Written problem :: Skip all pictures, then print the remaining material exactly.

>> BEGIN Given material

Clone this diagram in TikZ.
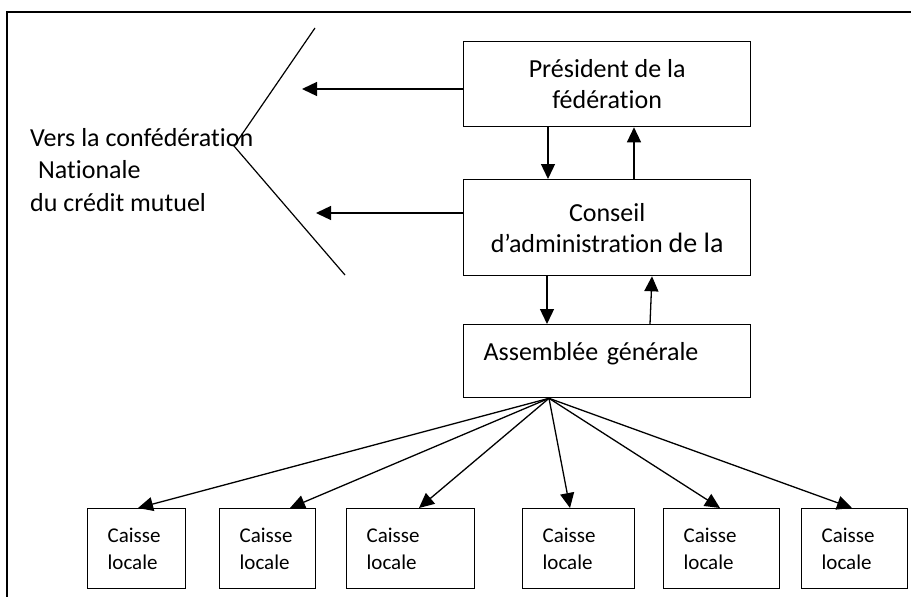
\documentclass[tikz,border=0pt]{standalone}
\usepackage{fontspec}
\setmainfont{Carlito}[Ligatures=NoCommon]
\usetikzlibrary{arrows.meta}

\begin{document}
\begin{tikzpicture}[
        % 全局設定:1 單位 = 1pt,y 向下
        x=1pt, y=-1pt,
        % 方框樣式
        box/.style={
            draw=black,
            line width=1.3pt,
            align=center,
            inner sep=0pt,
            anchor=north west,
            font=\fontsize{26}{31}\selectfont
        },
        % 地方金庫樣式
        caisse/.style={
            draw=black,
            line width=1.3pt,
            align=left,
            inner xsep=20pt,
            inner ysep=0pt,
            minimum height=80pt,
            anchor=north west,
            font=\fontsize{21}{26.5}\selectfont
        },
        % 箭頭樣式
        fleche/.style={
            draw=black,
            line width=1.3pt,
            -{Triangle[length=15pt,width=14pt]}
        },
        % 斜線與外框
        trait/.style={draw=black, line width=1.2pt},
        cadre/.style={draw=black, line width=1.5pt}
    ]
        \useasboundingbox (0,0) rectangle (911,597);

        % ==========================
        % 外框 (只有上緣與左緣)
        % ==========================
        \draw[cadre] (7,597) -- (7,12) -- (911,12);

        % ==========================
        % 中間三個方框
        % ==========================
        \node[box, minimum width=287pt, minimum height=85pt] (pres) at (463,41)
            {Président de la\\fédération};
        \node[box, minimum width=287pt, minimum height=96pt] (conseil) at (463,179)
            {Conseil\\d’administration {\fontsize{28}{31}\selectfont de la}};
        \node[box, minimum width=287pt, minimum height=73pt, align=left,
              inner xsep=20pt, text width=247pt, text height=18pt, text depth=19pt] (assemblee) at (463,324)
            {Assemblée générale};

        % 上下箭頭
        \draw[fleche] ([xshift=85pt]pres.south west) -- ([xshift=85pt]conseil.north west);
        \draw[fleche] ([xshift=171pt]conseil.north west) -- ([xshift=171pt]pres.south west);
        \draw[fleche] ([xshift=84pt]conseil.south west) -- ([xshift=84pt]assemblee.north west);
        \draw[fleche] ([xshift=187pt]assemblee.north west) -- ([xshift=189pt]conseil.south west);

        % ==========================
        % 左側:往全國聯合會
        % ==========================
        \coordinate (v1) at (315,28);
        \coordinate (v2) at (234,146);
        \coordinate (v3) at (345,275);
        \draw[trait] (v1) -- (v2) -- (v3);

        \node[anchor=north west, align=left, inner sep=0pt,
              font=\fontsize{26}{32.5}\selectfont] (confed) at (30,128)
            {Vers la confédération\\\hspace{8pt}Nationale\\du crédit mutuel};

        \coordinate (t1) at (302,89);
        \coordinate (t2) at (316,213);
        \draw[fleche] (pres.west |- t1) -- (t1);
        \draw[fleche] (conseil.west |- t2) -- (t2);

        % ==========================
        % 下方:六個地方金庫
        % ==========================
        \coordinate (fan) at ([xshift=86pt]assemblee.south west);
        % x 位置 / 寬度 / 箭頭落點
        \foreach \i/\x/\w/\t in {1/87/98/138, 2/219/96/290, 3/346/128/419,
                                 4/522/112/570, 5/663/116/720, 6/801/106/852} {
            \pgfmathsetmacro\tw{\w-40}
            \pgfmathsetmacro\dx{\t-\x}
            \node[caisse, minimum width=\w pt, text width=\tw pt] (caisse\i) at (\x,508)
                {Caisse\\locale};
            \draw[fleche] (fan) -- ([xshift=\dx pt]caisse\i.north west);
        }

    \end{tikzpicture}
\end{document}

>> END Given material

Answer for this exercise ::
Clone this diagram in TikZ.
\documentclass[tikz,border=0pt]{standalone}
\usepackage{fontspec}
\setmainfont{Carlito}[Ligatures=NoCommon]
\usetikzlibrary{arrows.meta}

\begin{document}
\begin{tikzpicture}[
        % 全局設定:1 單位 = 1pt,y 向下
        x=1pt, y=-1pt,
        % 方框樣式
        box/.style={
            draw=black,
            line width=1.3pt,
            align=center,
            inner sep=0pt,
            anchor=north west,
            font=\fontsize{26}{31}\selectfont
        },
        % 地方金庫樣式
        caisse/.style={
            draw=black,
            line width=1.3pt,
            align=left,
            inner xsep=20pt,
            inner ysep=0pt,
            minimum height=80pt,
            anchor=north west,
            font=\fontsize{21}{26.5}\selectfont
        },
        % 箭頭樣式
        fleche/.style={
            draw=black,
            line width=1.3pt,
            -{Triangle[length=15pt,width=14pt]}
        },
        % 斜線與外框
        trait/.style={draw=black, line width=1.2pt},
        cadre/.style={draw=black, line width=1.5pt}
    ]
        \useasboundingbox (0,0) rectangle (911,597);

        % ==========================
        % 外框 (只有上緣與左緣)
        % ==========================
        \draw[cadre] (7,597) -- (7,12) -- (911,12);

        % ==========================
        % 中間三個方框
        % ==========================
        \node[box, minimum width=287pt, minimum height=85pt] (pres) at (463,41)
            {Président de la\\fédération};
        \node[box, minimum width=287pt, minimum height=96pt] (conseil) at (463,179)
            {Conseil\\d’administration {\fontsize{28}{31}\selectfont de la}};
        \node[box, minimum width=287pt, minimum height=73pt, align=left,
              inner xsep=20pt, text width=247pt, text height=18pt, text depth=19pt] (assemblee) at (463,324)
            {Assemblée générale};

        % 上下箭頭
        \draw[fleche] ([xshift=85pt]pres.south west) -- ([xshift=85pt]conseil.north west);
        \draw[fleche] ([xshift=171pt]conseil.north west) -- ([xshift=171pt]pres.south west);
        \draw[fleche] ([xshift=84pt]conseil.south west) -- ([xshift=84pt]assemblee.north west);
        \draw[fleche] ([xshift=187pt]assemblee.north west) -- ([xshift=189pt]conseil.south west);

        % ==========================
        % 左側:往全國聯合會
        % ==========================
        \coordinate (v1) at (315,28);
        \coordinate (v2) at (234,146);
        \coordinate (v3) at (345,275);
        \draw[trait] (v1) -- (v2) -- (v3);

        \node[anchor=north west, align=left, inner sep=0pt,
              font=\fontsize{26}{32.5}\selectfont] (confed) at (30,128)
            {Vers la confédération\\\hspace{8pt}Nationale\\du crédit mutuel};

        \coordinate (t1) at (302,89);
        \coordinate (t2) at (316,213);
        \draw[fleche] (pres.west |- t1) -- (t1);
        \draw[fleche] (conseil.west |- t2) -- (t2);

        % ==========================
        % 下方:六個地方金庫
        % ==========================
        \coordinate (fan) at ([xshift=86pt]assemblee.south west);
        % x 位置 / 寬度 / 箭頭落點
        \foreach \i/\x/\w/\t in {1/87/98/138, 2/219/96/290, 3/346/128/419,
                                 4/522/112/570, 5/663/116/720, 6/801/106/852} {
            \pgfmathsetmacro\tw{\w-40}
            \pgfmathsetmacro\dx{\t-\x}
            \node[caisse, minimum width=\w pt, text width=\tw pt] (caisse\i) at (\x,508)
                {Caisse\\locale};
            \draw[fleche] (fan) -- ([xshift=\dx pt]caisse\i.north west);
        }

    \end{tikzpicture}
\end{document}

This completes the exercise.